** Work to complete **
Write out, exactly and only, the lines that run from the top of the records to the line with "t + '</span>'". Include both ends; exclude pictures.

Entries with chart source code
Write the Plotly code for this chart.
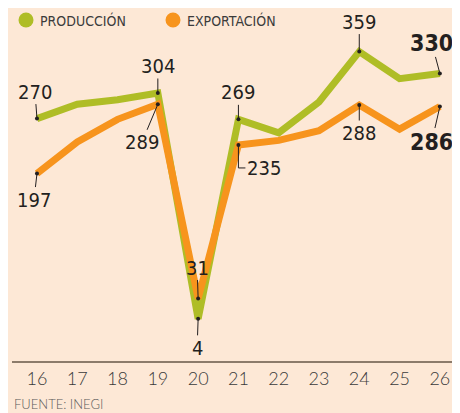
import plotly.graph_objects as go

years = [16, 17, 18, 19, 20, 21, 22, 23, 24, 25, 26]
tick_labels = ["16", "17", "18", "19", "20", "21", "22", "23", "24", "25", "26"]
produccion = [270, 289, 295, 304, 4, 269, 251, 292, 359, 323, 330]
exportacion = [197, 239, 269, 289, 31, 235, 241, 254, 288, 256, 286]
series_names = ["PRODUCCIÓN", "EXPORTACIÓN"]

prod_labeled_years = [16, 19, 20, 21, 24, 26]
exp_labeled_years = [16, 19, 20, 21, 24, 26]

BG = "#FDE8D6"
GREEN = "#AFBD26"
ORANGE = "#F7941D"
TXT = "#231F20"
LBL_FONT = "DejaVu Sans Condensed, DejaVu Sans, sans-serif"


def cond(t):
    return '<span style="font-stretch:condensed">' + t + '</span>'


fig = go.Figure()
fig.add_trace(go.Scatter(x=years, y=produccion, mode="lines", name=series_names[0],
                         line=dict(color=GREEN, width=7), showlegend=False))
fig.add_trace(go.Scatter(x=years, y=exportacion, mode="lines", name=series_names[1],
                         line=dict(color=ORANGE, width=7), showlegend=False))

px = list(prod_labeled_years) + list(exp_labeled_years)
py = [produccion[years.index(y)] for y in prod_labeled_years] + \
     [exportacion[years.index(y)] for y in exp_labeled_years]
fig.add_trace(go.Scatter(x=px, y=py, mode="markers",
                         marker=dict(color=TXT, size=4), showlegend=False))


def lab(x, y, text, ax, ay, bold=False, size=20):
    fig.add_annotation(x=x, y=y, xref="x", yref="y", text=cond(text),
                       showarrow=True, arrowhead=0, arrowwidth=1, arrowcolor=TXT,
                       ax=ax, ay=ay, standoff=0,
                       font=dict(family=LBL_FONT, size=size, color=TXT,
                                 weight="bold" if bold else "normal"),
                       borderpad=0)


def pv(series, yr):
    return series[years.index(yr)]


lab(16, pv(produccion, 16), str(pv(produccion, 16)), -2, -27)
lab(19, pv(produccion, 19), str(pv(produccion, 19)), 0, -27)
lab(21, pv(produccion, 21), str(pv(produccion, 21)), 0, -27)
lab(24, pv(produccion, 24), str(pv(produccion, 24)), 0, -30)
lab(26, pv(produccion, 26), str(pv(produccion, 26)), -8, -30, bold=True, size=23)
lab(20, pv(produccion, 20), str(pv(produccion, 20)), -1, 29)
lab(16, pv(exportacion, 16), str(pv(exportacion, 16)), -3, 26)
lab(19, pv(exportacion, 19), str(pv(exportacion, 19)), -16, 38)
lab(20, pv(exportacion, 20), str(pv(exportacion, 20)), -1, -31)
lab(24, pv(exportacion, 24), str(pv(exportacion, 24)), 0, 28)
lab(26, pv(exportacion, 26), str(pv(exportacion, 26)), -8, 35, bold=True, size=23)

# 235 with bracket leader
fig.add_annotation(x=21, y=pv(exportacion, 21), xref="x", yref="y",
                   text=cond(str(pv(exportacion, 21))), showarrow=False,
                   xanchor="left", xshift=7, yshift=-23,
                   font=dict(family=LBL_FONT, size=20, color=TXT))
fig.add_shape(type="path", xref="x", yref="y",
              xsizemode="pixel", ysizemode="pixel",
              xanchor=21, yanchor=pv(exportacion, 21),
              path="M0,0 V-23 H7", line=dict(color=TXT, width=1))

# legend (circles + text)
leg_x = [0.03125, 0.3594]
leg_y = 0.966
for name, col, lx in zip(series_names, [GREEN, ORANGE], leg_x):
    fig.add_shape(type="circle", xref="paper", yref="paper",
                  xsizemode="pixel", ysizemode="pixel",
                  xanchor=lx, yanchor=leg_y,
                  x0=-7.5, x1=7.5, y0=-7.5, y1=7.5,
                  fillcolor=col, line=dict(width=0))
    fig.add_annotation(x=lx, y=leg_y, xref="paper", yref="paper", text=cond(name),
                       showarrow=False, xanchor="left", yanchor="middle", xshift=12,
                       font=dict(family=LBL_FONT, size=14, color="#3B3B3B"))

fig.add_annotation(x=0, y=0, xref="paper", yref="paper", text="FUENTE: INEGI",
                   showarrow=False, xanchor="left", yanchor="middle",
                   yshift=-43, xshift=0,
                   font=dict(family="Lato, sans-serif", size=13, color="#5A5A5A",
                             weight=300))

fig.update_layout(
    width=452, height=405,
    margin=dict(l=4, r=0, t=0, b=52, autoexpand=False),
    paper_bgcolor=BG, plot_bgcolor=BG,
    showlegend=False,
    xaxis=dict(range=[15.38, 26.5], showgrid=False, zeroline=False, automargin=False,
               showline=True, linecolor="#8C7B6B", linewidth=2,
               tickmode="array", tickvals=years, ticktext=tick_labels,
               ticks="", tickfont=dict(family="Lato, sans-serif", size=18, color="#3A3A3A",
                                       weight=300),
               fixedrange=True),
    yaxis=dict(range=[-52, 416.9], showgrid=False, zeroline=False, automargin=False,
               showticklabels=False, showline=False, fixedrange=True),
)

fig.write_html("out.html")
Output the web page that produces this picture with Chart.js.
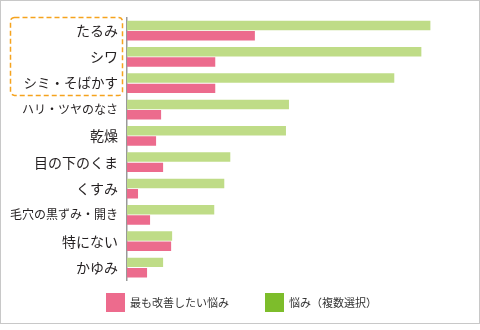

** The completed task **
Write the Plotly code for this chart.
import plotly.graph_objects as go

years = [16, 17, 18, 19, 20, 21, 22, 23, 24, 25, 26]
tick_labels = ["16", "17", "18", "19", "20", "21", "22", "23", "24", "25", "26"]
produccion = [270, 289, 295, 304, 4, 269, 251, 292, 359, 323, 330]
exportacion = [197, 239, 269, 289, 31, 235, 241, 254, 288, 256, 286]
series_names = ["PRODUCCIÓN", "EXPORTACIÓN"]

prod_labeled_years = [16, 19, 20, 21, 24, 26]
exp_labeled_years = [16, 19, 20, 21, 24, 26]

BG = "#FDE8D6"
GREEN = "#AFBD26"
ORANGE = "#F7941D"
TXT = "#231F20"
LBL_FONT = "DejaVu Sans Condensed, DejaVu Sans, sans-serif"


def cond(t):
    return '<span style="font-stretch:condensed">' + t + '</span>'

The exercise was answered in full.